The administrative hurdles, delays, court supervision, bonds, and general hassles of a guardianship case are bad enough. But in many situations, the respondent’s loss of control, loss of dignity, and hurt feelings are the hardest part.
I have known a lot of people who were alleged to be incompetent. I have been involved in one way or another in more than 200 guardianship proceedings in several different counties. In most of these cases, caring families are working through a difficult and expensive situation that could have been avoided with proper planning.
So when I talk to clients about planning, we spend a lot of time on incapacity. It is hard to think about what happens when you die. It is even harder to contemplate losing your ability to make decisions or care for yourself. In many guardianship cases, the respondent had an estate plan. It just wasn’t the right kind of plan.
I was recently involved in a case involving an 82-year old widower who lived alone. He had been very successful in his prime, owned property and had sufficient income to pay for his daily living. He had a standard estate plan in place, and thought he was prepared for his later years. Unfortunately, his dementia rendered him unable to handle his affairs on his own. His children all live out of state, and he has no family member here to help. Because he and his children could not agree on what steps to take for his protection, one of his children filed a petition to have him declared incompetent and have a guardian appointed. At the hearing, he slowly, but articulately explained to the Court that based on his accomplishments, sacrifice, and a life well-lived, he believed that he had earned the right to make his own decisions.

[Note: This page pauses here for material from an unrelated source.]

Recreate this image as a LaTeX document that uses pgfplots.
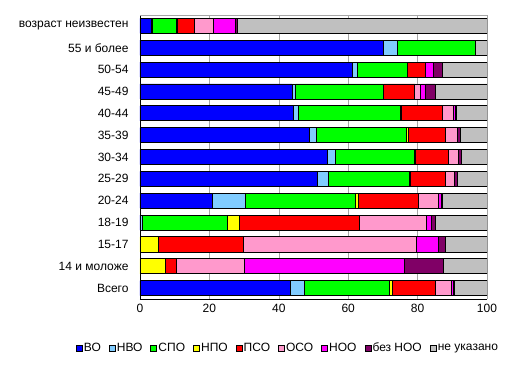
\documentclass[border=0pt]{standalone}
\usepackage{fontspec}
\setmainfont{Liberation Sans}
\usepackage{pgfplots}
\usepackage{pgfplotstable}
\pgfplotsset{compat=1.18}
\definecolor{cVO}{RGB}{0,0,255}
\definecolor{cNVO}{RGB}{128,204,255}
\definecolor{cSPO}{RGB}{0,255,0}
\definecolor{cNPO}{RGB}{255,255,0}
\definecolor{cPSO}{RGB}{255,0,0}
\definecolor{cOSO}{RGB}{255,153,204}
\definecolor{cNOO}{RGB}{255,0,255}
\definecolor{cBNOO}{RGB}{128,0,102}
\definecolor{cNU}{RGB}{192,192,192}
\pgfplotstableread{
y VO NVO SPO NPO PSO OSO NOO BNOO NU
0 43.2 4.1 24.7 0.7 12.5 4.6 0.6 0.3 9.3
1 0 0 0 7.2 3.2 19.8 46.1 11.2 12.5
2 0 0 0 5.2 24.5 49.8 6.6 2.0 11.9
3 0.2 0.4 24.7 3.2 34.6 19.5 1.5 0.9 15.0
4 20.8 9.7 31.5 1.0 17.1 6.0 0.6 0.5 12.8
5 51.1 3.3 23.1 0.5 9.9 2.8 0.0 0.7 8.6
6 53.9 2.5 22.6 0.3 9.6 2.8 0.0 0.8 7.5
7 48.9 1.8 26.0 0.5 10.9 3.4 0.0 0.7 7.8
8 44.1 1.4 29.5 0.4 11.8 3.2 0.5 0.4 8.7
9 43.8 1.1 25.1 0.2 9.0 1.7 1.4 2.7 15.0
10 61.1 1.4 14.5 0 5.3 0 2.1 2.6 13.0
11 70.2 3.9 22.4 0 0 0 0 0 3.5
12 3.3 0.2 7.0 0.3 4.8 5.5 6.5 0.4 72.0
}\data
\begin{document}
\begin{tikzpicture}[x=1pt,y=1pt]
\path[use as bounding box] (-140,-70) rectangle (373,299);
\begin{axis}[
 at={(0,0)}, anchor=south west,
 scale only axis, width=347pt, height=284pt,
 xbar stacked, bar width=0.69,
 xmin=0, xmax=100, ymin=-0.5, ymax=12.5,
 ytick={0,...,12},
 yticklabels={Всего,14 и моложе,15-17,18-19,20-24,25-29,30-34,35-39,40-44,45-49,50-54,55 и более,возраст неизвестен},
 xtick={0,20,...,100},
 axis x line*=bottom, axis y line*=left,
 axis line style={black, line width=0.8pt, -},
 xmajorgrids, major grid style={gray!70, line width=0.6pt},
 extra y ticks={12.5}, extra y tick labels={},
 extra y tick style={grid=major, major grid style={gray!70, line width=0.6pt}},
 major tick length=0pt,
 tick label style={font=\fontsize{12}{14}\selectfont},
 yticklabel style={xshift=-8pt},
 xticklabel style={yshift=-2pt},
 /pgf/number format/assume math mode=true,
 every axis plot/.append style={draw=black, line width=0.7pt},
 legend columns=-1,
 legend style={draw=none, at={(0.425,-0.1725)}, anchor=center,
   font=\fontsize{12}{14}\selectfont, inner sep=0pt,
   nodes={inner sep=1pt},
   /tikz/every even column/.append style={column sep=7pt},
   /tikz/every odd column/.append style={column sep=0.5pt}},
 legend image code/.code={\draw[#1,draw=black,line width=0.5pt] (0pt,-3pt) rectangle (6pt,3pt);},
]
\addplot[fill=cVO] table[x=VO,y=y]{\data};
\addplot[fill=cNVO] table[x=NVO,y=y]{\data};
\addplot[fill=cSPO] table[x=SPO,y=y]{\data};
\addplot[fill=cNPO] table[x=NPO,y=y]{\data};
\addplot[fill=cPSO] table[x=PSO,y=y]{\data};
\addplot[fill=cOSO] table[x=OSO,y=y]{\data};
\addplot[fill=cNOO] table[x=NOO,y=y]{\data};
\addplot[fill=cBNOO] table[x=BNOO,y=y]{\data};
\addplot[fill=cNU] table[x=NU,y=y]{\data};
\legend{ВО,НВО,СПО,НПО,ПСО,ОСО,НОО,без НОО,не указано}
\end{axis}
\end{tikzpicture}
\end{document}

Unfortunately, his safety and well-being demanded that he needed help.
This man clearly met the statutory definition of an incompetent adult. Although guardianship was absolutely warranted in this case, it was not the best solution. Unfortunately, the time to plan for alternatives is not when you are 82 and have significant diminished capacity. After long discussions between the respondent and his children, it was clear that he needed to relinquish some control and that he would not do so. With tears in their eyes, the respondent’s children explained the facts to the Clerk of Court, and they were appointed as guardian.
If everything goes right, one day I will be 82 years old. If my body outlives my mind, I don’t want the Clerk of Court to decide when I lose control. I don’t want to be adverse to my family. I don’t want to feel like everything I worked for my whole life is being taken from me. To prevent this, I have a revocable trust, an enhanced financial power of attorney, and medical directives. I have successor trustees appointed, and specific instructions for when they take over. My financial power of attorney accounts for every situation that I can think of. My medical directives appoint the decision-makers and list my wishes. I have more types of insurance than I thought existed. My family understands my estate plan. And I know that it will need to be reviewed and perhaps modified every few years. I hope that this is all unnecessary. But I will feel a lot better when I’m 82 because I have this in place.